ANNIE DREW
My inspiration, my passion, comes from nature. This is not a new idea, far from it, however it’s an idea often recoiled in contemporary art in favour of the equivocal. Vincent van Gogh said:
“It is not the language of painters but the language of nature which one should listen to, the feeling for the things themselves, for reality, is more important than the feeling for pictures."
I’m a young artist, just a couple of years out of art school. In fact I dropped out of art school! Whilst there I spent my first year producing some bizarre and unusual pieces. Not what I would call art but I was willing to learn and discover.
We were discouraged from drawing something to look like something. If for example we were drawing a shoe, the less it looked like a shoe the more excited tutors would seem to get, this excitement was intensified if I could wax-lyrical about my artwork. If your shoe didn’t look much like a shoe then you could simply pass it off as a picture ‘about’ a shoe not ‘of’ a shoe! This seemed to negate the need for constructive critisism. If you paint a picture of an owl you put yourself out there for the acid test; does it look like an owl, can I capture millions of years of evolution by evoking the feeling you get observing an owl first hand? A worthy challenge I think.

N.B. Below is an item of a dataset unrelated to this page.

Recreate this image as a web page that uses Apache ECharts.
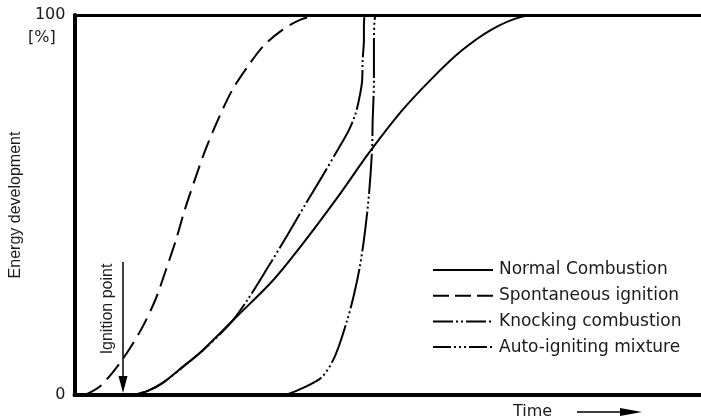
<!DOCTYPE html>
<html><head><meta charset="utf-8">
<script src="https://cdn.jsdelivr.net/npm/echarts@6/dist/echarts.min.js"></script>
<style>html,body{margin:0;padding:0;background:#fff}#c{width:701px;height:419px}</style>
</head><body><div id="c"></div>
<script>
// Time axis 0..100 (arbitrary units), energy development 0..100 %
const normalX = [9.4, 11.7, 14.1, 17.3, 20.5, 26.0, 31.6, 36.3, 41.9, 47.0, 52.2, 57.0, 61.7, 66.5, 71.3, 75.2];
const normalY = [0, 1.1, 3.2, 7.4, 11.8, 20.8, 30.0, 39.5, 51.8, 63.7, 74.7, 83.2, 90.5, 96.1, 99.5, 100];

const spontX = [1.7, 4.3, 7.6, 10.6, 12.9, 14.6, 16.2, 17.6, 19.2, 20.9, 22.9, 25.2, 27.8, 30.3, 33.2, 36.0, 38.7];
const spontY = [0, 2.6, 9.2, 17.1, 25.0, 32.9, 40.8, 48.7, 56.6, 64.5, 72.4, 80.3, 86.8, 92.1, 96.1, 98.7, 100];

const knockX = [9.4, 11.7, 14.1, 17.3, 20.5, 24.8, 27.6, 30.8, 34.0, 36.8, 39.5, 42.2, 43.8, 44.8, 45.4, 45.9, 46.0, 46.2, 46.2, 46.3];
const knockY = [0, 1.1, 3.2, 7.4, 11.8, 18.7, 25.0, 33.4, 42.1, 50.0, 57.4, 65.0, 69.7, 73.7, 77.6, 82.4, 88.2, 93.4, 97.4, 100];

const autoX = [33.7, 36.4, 39.5, 41.6, 43.5, 44.6, 45.6, 46.4, 47.0, 47.5, 47.6, 47.8, 47.8, 47.9, 48.1];
const autoY = [0, 1.8, 4.7, 10.3, 19.5, 26.3, 34.2, 43.4, 52.6, 64.5, 72.4, 82.9, 93.4, 98.7, 100];

const seriesNames = ['Normal Combustion', 'Spontaneous ignition', 'Knocking combustion', 'Auto-igniting mixture'];
const yTickLabels = ['0', '100'];
const yUnit = '[%]';
const yTitle = 'Energy development';
const xTitle = 'Time';
const annotation = 'Ignition point';

const zip = (xs, ys) => xs.map((x, i) => [x, ys[i]]);
const dashes = [
  'solid',
  [19, 8],
  [40, 3, 2, 3, 2, 3],
  [40, 3, 2, 3, 2, 3, 2, 3]
];
const legendDashes = [null, [16, 6], [20, 3, 2, 3, 2, 3], [18, 3, 2, 3, 2, 3, 2, 3]];
const datas = [zip(normalX, normalY), zip(spontX, spontY), zip(knockX, knockY), zip(autoX, autoY)];

const TXT = '#1a1a1a';
const chart = echarts.init(document.getElementById('c'), null, {renderer: 'canvas'});

const legendGraphics = [];
seriesNames.forEach((n, i) => {
  const y = 270 + i * 25.7;
  legendGraphics.push({
    type: 'line', shape: {x1: 433, y1: y, x2: 493, y2: y},
    style: {stroke: '#000', lineWidth: 2, lineDash: legendDashes[i] || null}
  });
  legendGraphics.push({
    type: 'text', x: 499, y: y,
    style: {text: n, fill: TXT, font: '17px "DejaVu Sans"', textVerticalAlign: 'middle'}
  });
});

chart.setOption({
  animation: false,
  backgroundColor: '#fff',
  grid: {left: 71, right: 0, top: 15, bottom: 24},
  xAxis: [
    {type: 'value', min: 0, max: 100, position: 'bottom',
     axisLine: {show: true, lineStyle: {color: '#000', width: 4}},
     axisTick: {show: false}, axisLabel: {show: false}, splitLine: {show: false}},
    {type: 'value', min: 0, max: 100, position: 'top',
     axisLine: {show: true, lineStyle: {color: '#000', width: 3}},
     axisTick: {show: false}, axisLabel: {show: false}, splitLine: {show: false}}
  ],
  yAxis: {
    type: 'value', min: 0, max: 100, interval: 100,
    axisLine: {show: true, lineStyle: {color: '#000', width: 4}},
    axisTick: {show: false}, splitLine: {show: false},
    axisLabel: {
      margin: 9, color: TXT, fontSize: 16, fontFamily: 'DejaVu Sans',
      formatter: v => yTickLabels[v === 100 ? 1 : 0]
    },
    name: yTitle, nameLocation: 'middle', nameGap: 46, nameRotate: 90,
    nameTextStyle: {color: TXT, fontSize: 16, fontFamily: 'Liberation Sans'}
  },
  series: datas.map((d, i) => ({
    name: seriesNames[i], type: 'line', data: d, xAxisIndex: 0,
    symbol: 'none', smooth: 0.3, clip: false,
    lineStyle: {color: '#000', width: 2, type: dashes[i]}
  })),
  graphic: [
    {type: 'text', x: 28, y: 38,
     style: {text: yUnit, fill: TXT, font: '16px "DejaVu Sans"', textVerticalAlign: 'middle'}},
    {type: 'text', x: 108, y: 309, rotation: Math.PI / 2,
     style: {text: annotation, fill: TXT, font: '16px "Liberation Sans"', textAlign: 'center', textVerticalAlign: 'middle'}},
    {type: 'line', shape: {x1: 123, y1: 262, x2: 123, y2: 378},
     style: {stroke: '#000', lineWidth: 1.5}},
    {type: 'polygon', shape: {points: [[118.5, 376], [127.5, 376], [123, 393]]},
     style: {fill: '#000'}},
    {type: 'text', x: 513, y: 412,
     style: {text: xTitle, fill: TXT, font: '16px "DejaVu Sans"', textVerticalAlign: 'middle'}},
    {type: 'line', shape: {x1: 577, y1: 412, x2: 625, y2: 412},
     style: {stroke: '#000', lineWidth: 1.5}},
    {type: 'polygon', shape: {points: [[620, 408], [642, 412], [620, 416]]},
     style: {fill: '#000'}}
  ].concat(legendGraphics)
});
</script></body></html>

I was eager to learn some of these skills and techniques required to produce such work. To say I was disappointed, having spent a year at art college and not learnt any such skill, is an understatement. Consequently I left college to teach myself.
I spent a year practicing with different techniques, styles and mediums before I felt my work was marketable. What you see on this site is the result! I’ll let you be the judge.